## Your instructions
Starting from the top of the material, restate each line exactly until the line that contains "plt.rcParams['axes.edgecolor'] = '#1a1a1a'", which is also copied. Pictures are excluded.

## Stored data
- - -
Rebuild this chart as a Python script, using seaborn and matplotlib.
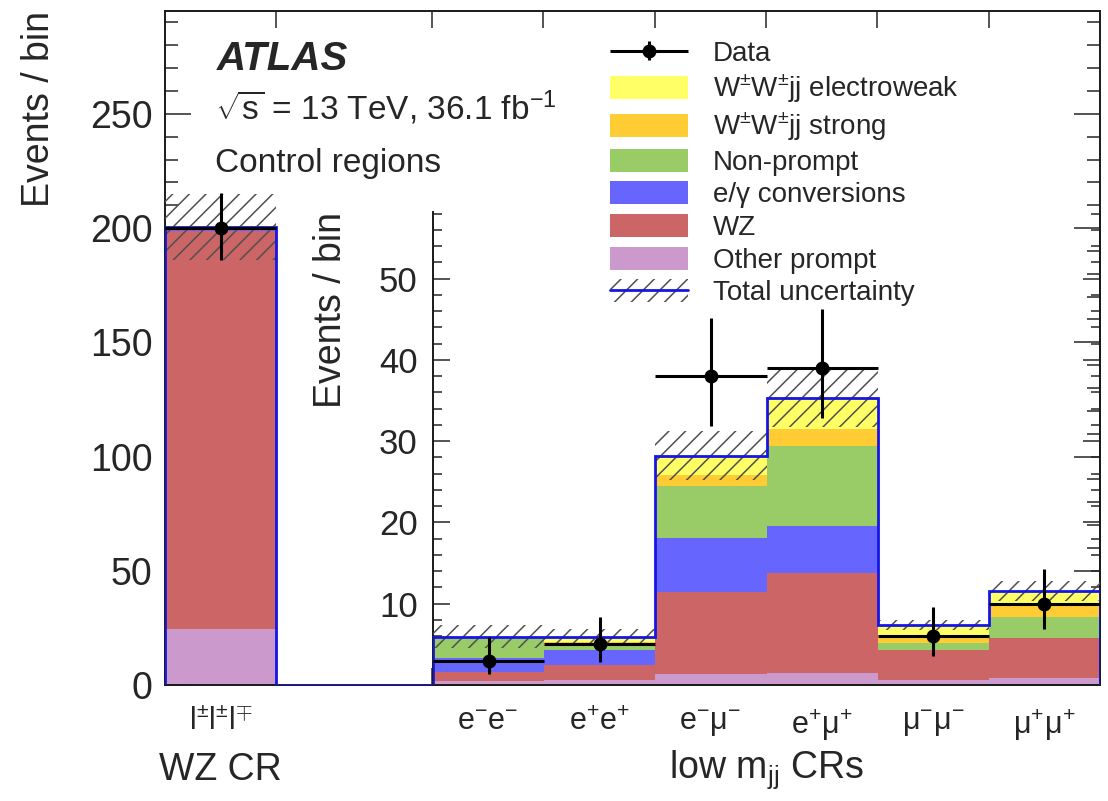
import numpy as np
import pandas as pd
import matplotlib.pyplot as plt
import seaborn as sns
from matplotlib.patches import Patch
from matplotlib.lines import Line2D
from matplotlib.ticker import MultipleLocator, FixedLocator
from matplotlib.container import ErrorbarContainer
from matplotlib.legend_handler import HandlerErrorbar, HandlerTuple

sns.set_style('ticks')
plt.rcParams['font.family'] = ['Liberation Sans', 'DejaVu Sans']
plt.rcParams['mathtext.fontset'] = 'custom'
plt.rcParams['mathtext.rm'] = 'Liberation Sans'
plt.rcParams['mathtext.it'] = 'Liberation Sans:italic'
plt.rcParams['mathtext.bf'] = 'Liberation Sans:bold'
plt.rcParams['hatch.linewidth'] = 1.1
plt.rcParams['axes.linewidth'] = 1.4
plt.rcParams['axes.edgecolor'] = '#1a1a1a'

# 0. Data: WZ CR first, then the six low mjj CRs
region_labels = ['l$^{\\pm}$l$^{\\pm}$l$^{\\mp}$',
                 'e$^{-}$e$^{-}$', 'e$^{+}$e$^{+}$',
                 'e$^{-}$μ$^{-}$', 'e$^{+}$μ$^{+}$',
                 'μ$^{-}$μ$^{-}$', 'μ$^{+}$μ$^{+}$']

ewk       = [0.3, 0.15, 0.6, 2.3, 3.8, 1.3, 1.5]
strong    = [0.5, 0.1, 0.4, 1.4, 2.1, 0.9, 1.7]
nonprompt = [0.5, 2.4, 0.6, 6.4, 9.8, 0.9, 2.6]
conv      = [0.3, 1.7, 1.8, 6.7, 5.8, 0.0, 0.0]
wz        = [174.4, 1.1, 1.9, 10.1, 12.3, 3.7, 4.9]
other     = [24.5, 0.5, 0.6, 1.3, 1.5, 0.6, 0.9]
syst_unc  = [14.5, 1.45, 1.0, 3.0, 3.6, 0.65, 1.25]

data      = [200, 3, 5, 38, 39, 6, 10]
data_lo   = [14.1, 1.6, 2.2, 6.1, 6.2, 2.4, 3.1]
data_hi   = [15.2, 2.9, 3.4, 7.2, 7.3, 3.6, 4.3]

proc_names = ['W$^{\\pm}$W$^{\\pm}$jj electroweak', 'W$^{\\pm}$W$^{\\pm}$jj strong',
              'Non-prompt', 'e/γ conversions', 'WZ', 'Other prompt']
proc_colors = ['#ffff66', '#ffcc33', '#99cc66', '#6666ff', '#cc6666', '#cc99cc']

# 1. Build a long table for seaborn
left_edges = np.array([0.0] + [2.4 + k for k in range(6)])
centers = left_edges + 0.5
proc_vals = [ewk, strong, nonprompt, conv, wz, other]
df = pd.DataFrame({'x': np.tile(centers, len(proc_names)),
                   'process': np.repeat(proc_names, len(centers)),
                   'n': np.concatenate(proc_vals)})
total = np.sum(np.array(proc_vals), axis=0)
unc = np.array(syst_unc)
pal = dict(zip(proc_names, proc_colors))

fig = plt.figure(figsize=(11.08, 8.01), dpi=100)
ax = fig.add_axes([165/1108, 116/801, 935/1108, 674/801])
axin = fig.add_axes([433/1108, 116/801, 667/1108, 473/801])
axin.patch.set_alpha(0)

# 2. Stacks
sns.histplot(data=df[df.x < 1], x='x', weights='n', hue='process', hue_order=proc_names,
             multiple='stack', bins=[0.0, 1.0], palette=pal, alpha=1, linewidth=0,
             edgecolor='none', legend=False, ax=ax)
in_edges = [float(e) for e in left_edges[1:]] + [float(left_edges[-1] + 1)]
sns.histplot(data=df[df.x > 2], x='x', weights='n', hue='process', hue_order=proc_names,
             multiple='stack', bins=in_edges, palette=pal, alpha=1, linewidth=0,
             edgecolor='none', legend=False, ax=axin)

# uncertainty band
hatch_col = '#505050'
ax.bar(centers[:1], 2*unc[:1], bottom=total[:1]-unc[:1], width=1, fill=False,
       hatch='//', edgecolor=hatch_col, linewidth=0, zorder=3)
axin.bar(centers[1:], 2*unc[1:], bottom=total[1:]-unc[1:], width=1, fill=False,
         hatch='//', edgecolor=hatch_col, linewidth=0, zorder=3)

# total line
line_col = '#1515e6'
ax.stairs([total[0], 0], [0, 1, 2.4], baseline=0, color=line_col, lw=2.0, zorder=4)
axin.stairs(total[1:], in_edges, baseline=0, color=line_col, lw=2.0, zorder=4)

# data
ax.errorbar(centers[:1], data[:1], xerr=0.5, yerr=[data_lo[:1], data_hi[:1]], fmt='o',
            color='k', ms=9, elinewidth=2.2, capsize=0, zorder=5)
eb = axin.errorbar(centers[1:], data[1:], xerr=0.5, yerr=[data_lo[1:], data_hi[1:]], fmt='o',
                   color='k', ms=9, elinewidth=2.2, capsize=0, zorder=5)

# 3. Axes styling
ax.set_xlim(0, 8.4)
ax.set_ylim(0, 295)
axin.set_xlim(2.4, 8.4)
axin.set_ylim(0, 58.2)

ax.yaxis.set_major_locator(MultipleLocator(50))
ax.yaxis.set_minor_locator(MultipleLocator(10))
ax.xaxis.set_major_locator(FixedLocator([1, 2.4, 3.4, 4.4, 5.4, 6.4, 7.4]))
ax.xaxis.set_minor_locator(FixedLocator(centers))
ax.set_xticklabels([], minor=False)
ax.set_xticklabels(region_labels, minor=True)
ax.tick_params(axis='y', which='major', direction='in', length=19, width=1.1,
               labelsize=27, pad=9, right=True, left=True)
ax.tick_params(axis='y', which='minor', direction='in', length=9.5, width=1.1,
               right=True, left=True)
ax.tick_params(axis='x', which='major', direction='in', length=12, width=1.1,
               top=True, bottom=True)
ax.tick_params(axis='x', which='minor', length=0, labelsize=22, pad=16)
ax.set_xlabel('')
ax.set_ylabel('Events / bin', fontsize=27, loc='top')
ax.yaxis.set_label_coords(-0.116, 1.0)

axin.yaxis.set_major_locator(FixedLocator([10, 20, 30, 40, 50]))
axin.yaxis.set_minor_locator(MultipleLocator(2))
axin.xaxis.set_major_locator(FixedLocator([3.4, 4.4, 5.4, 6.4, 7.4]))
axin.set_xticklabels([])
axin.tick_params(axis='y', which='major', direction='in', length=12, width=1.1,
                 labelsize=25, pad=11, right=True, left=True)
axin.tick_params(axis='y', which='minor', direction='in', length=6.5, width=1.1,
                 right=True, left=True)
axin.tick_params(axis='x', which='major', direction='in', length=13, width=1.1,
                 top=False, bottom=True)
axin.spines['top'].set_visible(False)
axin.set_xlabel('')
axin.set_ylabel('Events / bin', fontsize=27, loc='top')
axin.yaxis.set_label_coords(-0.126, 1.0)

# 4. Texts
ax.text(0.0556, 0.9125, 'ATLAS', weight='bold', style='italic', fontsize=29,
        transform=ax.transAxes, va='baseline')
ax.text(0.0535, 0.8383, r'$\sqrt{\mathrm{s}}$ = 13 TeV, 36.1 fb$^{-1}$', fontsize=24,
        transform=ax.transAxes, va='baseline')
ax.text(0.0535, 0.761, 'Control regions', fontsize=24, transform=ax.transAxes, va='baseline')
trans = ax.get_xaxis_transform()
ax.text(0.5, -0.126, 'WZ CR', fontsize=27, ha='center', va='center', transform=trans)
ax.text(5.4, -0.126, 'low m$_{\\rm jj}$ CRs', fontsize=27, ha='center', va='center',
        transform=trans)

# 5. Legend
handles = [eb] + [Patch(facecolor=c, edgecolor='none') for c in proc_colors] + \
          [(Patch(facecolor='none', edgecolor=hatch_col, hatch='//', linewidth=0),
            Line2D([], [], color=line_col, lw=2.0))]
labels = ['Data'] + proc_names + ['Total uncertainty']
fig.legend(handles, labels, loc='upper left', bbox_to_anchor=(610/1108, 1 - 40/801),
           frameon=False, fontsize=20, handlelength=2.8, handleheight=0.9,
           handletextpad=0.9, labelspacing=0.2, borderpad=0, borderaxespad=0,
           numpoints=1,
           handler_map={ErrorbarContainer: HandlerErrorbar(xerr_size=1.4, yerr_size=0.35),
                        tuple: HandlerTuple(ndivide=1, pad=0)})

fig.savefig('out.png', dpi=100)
- - -
## Response for this exercise
Rebuild this chart as a Python script, using seaborn and matplotlib.
import numpy as np
import pandas as pd
import matplotlib.pyplot as plt
import seaborn as sns
from matplotlib.patches import Patch
from matplotlib.lines import Line2D
from matplotlib.ticker import MultipleLocator, FixedLocator
from matplotlib.container import ErrorbarContainer
from matplotlib.legend_handler import HandlerErrorbar, HandlerTuple

sns.set_style('ticks')
plt.rcParams['font.family'] = ['Liberation Sans', 'DejaVu Sans']
plt.rcParams['mathtext.fontset'] = 'custom'
plt.rcParams['mathtext.rm'] = 'Liberation Sans'
plt.rcParams['mathtext.it'] = 'Liberation Sans:italic'
plt.rcParams['mathtext.bf'] = 'Liberation Sans:bold'
plt.rcParams['hatch.linewidth'] = 1.1
plt.rcParams['axes.linewidth'] = 1.4
plt.rcParams['axes.edgecolor'] = '#1a1a1a'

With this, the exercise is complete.